Greg Garrison, a producer and longtime friend, once described the effect with directness. “He was very comfortable with himself. Dean did not have to try. He would walk into a room and the air seemed to change. He brought that into the studio. He did not sell you the song. He shared it with you.”

The arrangements credited to Ernie Freeman support that approach with strings and choral textures that could have tipped into sweetness in another artist’s hands. Martin’s vocal presence anchors everything. The tone is rich and low, touched with the suggestion of cigarette smoke and cologne, and it keeps the lush orchestration grounded. On I’ll Be Home for Christmas, the emotional center becomes unmistakable. Here is a man who could have been at any party in the country, singing like the only place that matters is the front door of his own home.

That reading aligns with family memories that have followed Martin through the years. His daughter Deana Martin has spoken of Christmas in the Martin household as something personal and rooted, a scene that matches the album’s atmosphere. The picture is not one of stage lights and audience applause. It is one of a father who showed up, who made time, who treated the holiday as something measured in closeness rather than headlines.

Deana Martin recalled the feeling in a family reflection. “My father was warm. He came home and brought a lot of gifts. He loved Christmas. For him, Christmas was not about glamour. It was about us. It was about family. That is what you hear on those recordings. You hear the voice of a father.”

Yet the legacy of Martin’s Christmas music carries a current of bittersweet reality, a shadow behind the light. The carefree joy captured on the 1966 recordings would stand in stark contrast to the tragedy that struck decades later. On Christmas Day 1987, Martin’s beloved son Dean Paul Martin died in a plane crash. The very season that Martin had helped soundtrack for millions became tied to the deepest personal loss of his life. The holiday that his voice once made effortless became heavy with grief, and the idea of a blue Christmas shifted from lyric to lived experience.

Even so, the art outlasts the pain of the artist. When the opening phrases of Let It Snow Let It Snow Let It Snow return each year, what reaches the listener first is not tragedy. It is comfort, the steady reassurance of a style that felt distinctly American in its softness. Martin’s charm was not loud. It was relaxed, humorous, and unhurried. It sounded like someone telling you to take a breath and sit down for a while.

The album also carries a cinematic quality that modern pop stars often struggle to replicate. It places the listener in a mid century dream where snow stays bright, sweaters feel like cashmere, and love waits just outside the door.
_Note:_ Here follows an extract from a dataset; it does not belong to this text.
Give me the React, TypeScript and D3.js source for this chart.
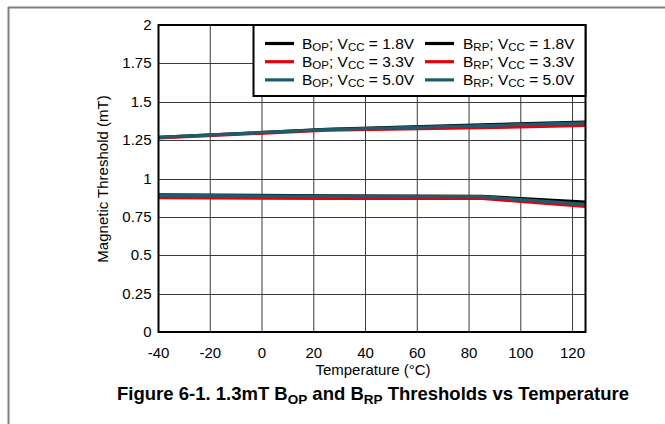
import React from "react";
import * as d3 from "d3";

const temps = [-40, 25, 85, 125];
const bop18 = [1.268, 1.32, 1.35, 1.368];
const bop33 = [1.264, 1.315, 1.331, 1.346];
const bop50 = [1.268, 1.319, 1.345, 1.362];
const brp18 = [0.893, 0.887, 0.884, 0.846];
const brp33 = [0.875, 0.871, 0.87, 0.818];
const brp50 = [0.89, 0.884, 0.882, 0.831];

const xTicks = [-40, -20, 0, 20, 40, 60, 80, 100, 120];
const yTicks = [0, 0.25, 0.5, 0.75, 1, 1.25, 1.5, 1.75, 2];
const yTickLabels = ["0", "0.25", "0.5", "0.75", "1", "1.25", "1.5", "1.75", "2"];

const colors = { v18: "#000000", v33: "#e3000f", v50: "#1e5c6c" };

const seriesList = [
  { name: "BOP18", values: bop18, color: colors.v18 },
  { name: "BRP18", values: brp18, color: colors.v18 },
  { name: "BOP33", values: bop33, color: colors.v33 },
  { name: "BRP33", values: brp33, color: colors.v33 },
  { name: "BOP50", values: bop50, color: colors.v50 },
  { name: "BRP50", values: brp50, color: colors.v50 },
];

const legendItems = [
  { b: "OP", v: "1.8V", color: colors.v18, col: 0, row: 0 },
  { b: "OP", v: "3.3V", color: colors.v33, col: 0, row: 1 },
  { b: "OP", v: "5.0V", color: colors.v50, col: 0, row: 2 },
  { b: "RP", v: "1.8V", color: colors.v18, col: 1, row: 0 },
  { b: "RP", v: "3.3V", color: colors.v33, col: 1, row: 1 },
  { b: "RP", v: "5.0V", color: colors.v50, col: 1, row: 2 },
];

const font = "'Liberation Sans', Arial, Helvetica, sans-serif";

export default function App() {
  const W = 665, H = 424;
  const left = 158.5, right = 585.5, top = 25, bottom = 332;
  const x = d3.scaleLinear().domain([-40, 125]).range([left, right]);
  const y = d3.scaleLinear().domain([0, 2]).range([bottom, top]);
  const line = d3
    .line<number>()
    .x((_, i) => x(temps[i]))
    .y((d) => y(d));

  return (
    <svg
      width={W}
      height={H}
      style={{ position: "absolute", left: 0, top: 0, background: "#fff" }}
      fontFamily={font}
    >
      <rect x={0} y={0} width={W} height={H} fill="#fff" />
      {/* outer frame */}
      <line x1={8} y1={7.5} x2={W} y2={7.5} stroke="#808080" strokeWidth={2} />
      <line x1={8.5} y1={7} x2={8.5} y2={H} stroke="#808080" strokeWidth={2} />

      {/* grid */}
      {yTicks.map((t) => (
        <line key={"gy" + t} x1={left} x2={right} y1={Math.round(y(t)) + 0.5} y2={Math.round(y(t)) + 0.5} stroke="#3a3a3a" strokeWidth={1} />
      ))}
      {xTicks.map((t) => (
        <line key={"gx" + t} x1={x(t)} x2={x(t)} y1={top} y2={bottom} stroke="#3a3a3a" strokeWidth={1} />
      ))}

      {/* series */}
      {seriesList.map((s) => (
        <path key={s.name} d={line(s.values) || ""} fill="none" stroke={s.color} strokeWidth={3.2} strokeLinejoin="round" />
      ))}

      {/* plot border */}
      <rect x={left} y={top} width={right - left} height={bottom - top} fill="none" stroke="#000" strokeWidth={2} />

      {/* legend */}
      <rect x={253.5} y={25} width={332} height={71} fill="#fff" stroke="#000" strokeWidth={2} />
      {legendItems.map((it, i) => {
        const sx = it.col === 0 ? 265 : 425;
        const tx = it.col === 0 ? 302 : 463;
        const cy = 43.5 + it.row * 18.2;
        return (
          <g key={"lg" + i}>
            <line x1={sx} x2={sx + 29} y1={cy} y2={cy} stroke={it.color} strokeWidth={3.2} />
            <text x={tx} y={cy + 5.5} fontSize={15.5} fill="#000">
              B
              <tspan fontSize={11.5} dy={2}>{it.b}</tspan>
              <tspan dy={-2}>; V</tspan>
              <tspan fontSize={11.5} dy={2}>CC</tspan>
              <tspan dy={-2}>{" = " + it.v}</tspan>
            </text>
          </g>
        );
      })}

      {/* y tick labels */}
      {yTicks.map((t, i) => (
        <text key={"yl" + t} x={151.5} y={y(t) + 5} fontSize={15} textAnchor="end" fill="#000">
          {yTickLabels[i]}
        </text>
      ))}
      {/* x tick labels */}
      {xTicks.map((t) => (
        <text key={"xl" + t} x={x(t)} y={357.5} fontSize={15} textAnchor="middle" fill="#000">
          {t}
        </text>
      ))}

      <text x={373} y={375} fontSize={15} textAnchor="middle" fill="#000">
        Temperature (°C)
      </text>
      <text
        transform={`translate(108,179) rotate(-90)`}
        fontSize={15}
        textAnchor="middle"
        fill="#000"
      >
        Magnetic Threshold (mT)
      </text>

      <text x={373} y={400} fontSize={18.5} fontWeight="bold" textAnchor="middle" fill="#000">
        Figure 6-1. 1.3mT B
        <tspan fontSize={13.5} dy={3.5}>OP</tspan>
        <tspan dy={-3.5}> and B</tspan>
        <tspan fontSize={13.5} dy={3.5}>RP</tspan>
        <tspan dy={-3.5}> Thresholds vs Temperature</tspan>
      </text>
    </svg>
  );
}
The record functions like a set you can step into, and it does so without insisting on sentimentality. The mood is crafted through restraint, through pacing, and through the calm authority of Martin’s voice.

When Dean Martin died on Christmas Day 1995, the date felt like a final poetic turn for an artist who had long presided over the season’s soundtrack. Yet the familiar truth of this music is that it never really leaves. When the strings rise and the first chorus of White Christmas arrives, Martin remains present in the room, as if he is still there, still relaxed, still steady, still reminding people to hold their loved ones a little closer while the snow falls outside.